§ TASK DATA

╔══

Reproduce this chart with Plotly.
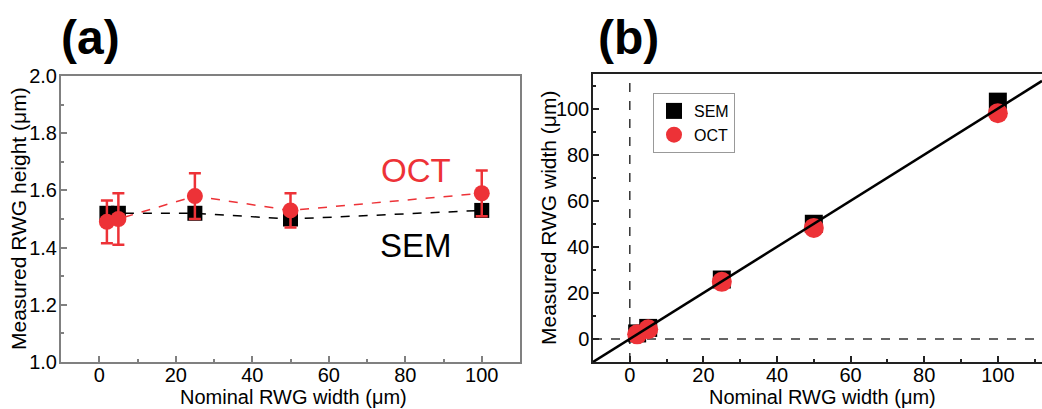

╚══
╔══

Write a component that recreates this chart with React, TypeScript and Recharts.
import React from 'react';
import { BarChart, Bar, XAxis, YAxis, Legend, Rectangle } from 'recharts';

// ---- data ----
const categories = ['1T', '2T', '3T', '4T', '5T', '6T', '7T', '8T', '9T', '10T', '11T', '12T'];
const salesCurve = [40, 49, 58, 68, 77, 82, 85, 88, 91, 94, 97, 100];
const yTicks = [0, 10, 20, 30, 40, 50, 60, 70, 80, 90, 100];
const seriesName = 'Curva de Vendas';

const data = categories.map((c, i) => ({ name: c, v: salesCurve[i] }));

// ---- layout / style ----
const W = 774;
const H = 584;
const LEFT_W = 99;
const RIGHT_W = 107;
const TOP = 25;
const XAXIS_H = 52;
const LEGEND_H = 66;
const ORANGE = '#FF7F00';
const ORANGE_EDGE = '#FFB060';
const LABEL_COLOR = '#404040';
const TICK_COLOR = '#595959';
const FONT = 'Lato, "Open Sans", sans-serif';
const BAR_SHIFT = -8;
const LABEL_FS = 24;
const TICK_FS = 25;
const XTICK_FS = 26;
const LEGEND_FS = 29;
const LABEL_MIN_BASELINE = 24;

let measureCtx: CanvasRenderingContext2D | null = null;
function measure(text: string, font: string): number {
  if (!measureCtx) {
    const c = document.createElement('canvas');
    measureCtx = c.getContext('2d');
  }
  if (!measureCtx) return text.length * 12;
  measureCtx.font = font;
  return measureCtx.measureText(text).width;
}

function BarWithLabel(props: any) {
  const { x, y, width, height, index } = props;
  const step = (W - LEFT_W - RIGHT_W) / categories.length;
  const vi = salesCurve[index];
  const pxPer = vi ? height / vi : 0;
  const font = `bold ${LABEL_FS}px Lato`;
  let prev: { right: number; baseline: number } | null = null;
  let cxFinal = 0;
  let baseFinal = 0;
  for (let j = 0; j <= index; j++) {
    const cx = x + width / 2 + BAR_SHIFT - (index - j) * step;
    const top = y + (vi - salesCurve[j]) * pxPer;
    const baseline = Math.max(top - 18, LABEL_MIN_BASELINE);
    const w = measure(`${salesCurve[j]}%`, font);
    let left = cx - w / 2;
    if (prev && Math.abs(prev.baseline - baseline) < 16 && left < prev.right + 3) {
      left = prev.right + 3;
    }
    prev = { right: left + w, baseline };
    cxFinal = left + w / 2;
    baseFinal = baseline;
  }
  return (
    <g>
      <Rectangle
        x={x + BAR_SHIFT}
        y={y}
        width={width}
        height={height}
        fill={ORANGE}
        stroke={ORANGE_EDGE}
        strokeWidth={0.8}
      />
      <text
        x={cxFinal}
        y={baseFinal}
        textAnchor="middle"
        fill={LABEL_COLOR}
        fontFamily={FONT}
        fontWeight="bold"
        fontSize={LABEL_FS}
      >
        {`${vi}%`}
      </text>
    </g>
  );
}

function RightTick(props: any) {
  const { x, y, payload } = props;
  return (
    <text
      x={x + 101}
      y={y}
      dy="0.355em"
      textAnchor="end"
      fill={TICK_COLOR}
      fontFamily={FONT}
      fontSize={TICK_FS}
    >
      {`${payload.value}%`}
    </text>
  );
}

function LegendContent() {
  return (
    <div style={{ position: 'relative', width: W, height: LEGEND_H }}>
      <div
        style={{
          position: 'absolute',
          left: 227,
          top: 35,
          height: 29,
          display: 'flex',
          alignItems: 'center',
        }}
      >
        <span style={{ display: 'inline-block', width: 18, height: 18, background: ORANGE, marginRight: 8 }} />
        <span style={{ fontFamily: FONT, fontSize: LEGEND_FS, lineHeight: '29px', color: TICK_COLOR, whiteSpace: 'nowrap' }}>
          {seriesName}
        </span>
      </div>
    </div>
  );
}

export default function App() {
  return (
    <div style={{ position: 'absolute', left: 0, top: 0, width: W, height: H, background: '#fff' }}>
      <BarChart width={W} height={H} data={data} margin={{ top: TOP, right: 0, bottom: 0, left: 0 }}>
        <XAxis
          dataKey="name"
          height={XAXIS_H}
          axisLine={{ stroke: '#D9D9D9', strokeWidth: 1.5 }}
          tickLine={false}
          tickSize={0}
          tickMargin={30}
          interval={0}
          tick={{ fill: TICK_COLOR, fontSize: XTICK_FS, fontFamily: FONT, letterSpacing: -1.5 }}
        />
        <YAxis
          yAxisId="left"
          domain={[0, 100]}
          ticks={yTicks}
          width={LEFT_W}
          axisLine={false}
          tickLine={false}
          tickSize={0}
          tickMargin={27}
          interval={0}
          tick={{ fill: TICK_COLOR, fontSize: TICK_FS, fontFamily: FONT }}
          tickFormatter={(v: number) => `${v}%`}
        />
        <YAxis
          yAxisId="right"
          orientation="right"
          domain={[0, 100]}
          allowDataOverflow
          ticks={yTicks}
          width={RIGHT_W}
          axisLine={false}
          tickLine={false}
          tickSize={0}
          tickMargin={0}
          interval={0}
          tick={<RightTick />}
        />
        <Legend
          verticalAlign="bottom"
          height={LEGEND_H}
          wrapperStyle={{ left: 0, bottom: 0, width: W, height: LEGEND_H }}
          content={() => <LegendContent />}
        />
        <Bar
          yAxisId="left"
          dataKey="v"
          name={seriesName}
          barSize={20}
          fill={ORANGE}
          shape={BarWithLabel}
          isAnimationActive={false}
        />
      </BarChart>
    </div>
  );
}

╚══

§ YOUR GOAL
From the line with "Write a component" through the line with "const data = categories.map((c, i)", set down every line exactly and nothing besides.

§ ANSWER TO THIS PROBLEM
Write a component that recreates this chart with React, TypeScript and Recharts.
import React from 'react';
import { BarChart, Bar, XAxis, YAxis, Legend, Rectangle } from 'recharts';

// ---- data ----
const categories = ['1T', '2T', '3T', '4T', '5T', '6T', '7T', '8T', '9T', '10T', '11T', '12T'];
const salesCurve = [40, 49, 58, 68, 77, 82, 85, 88, 91, 94, 97, 100];
const yTicks = [0, 10, 20, 30, 40, 50, 60, 70, 80, 90, 100];
const seriesName = 'Curva de Vendas';

const data = categories.map((c, i) => ({ name: c, v: salesCurve[i] }));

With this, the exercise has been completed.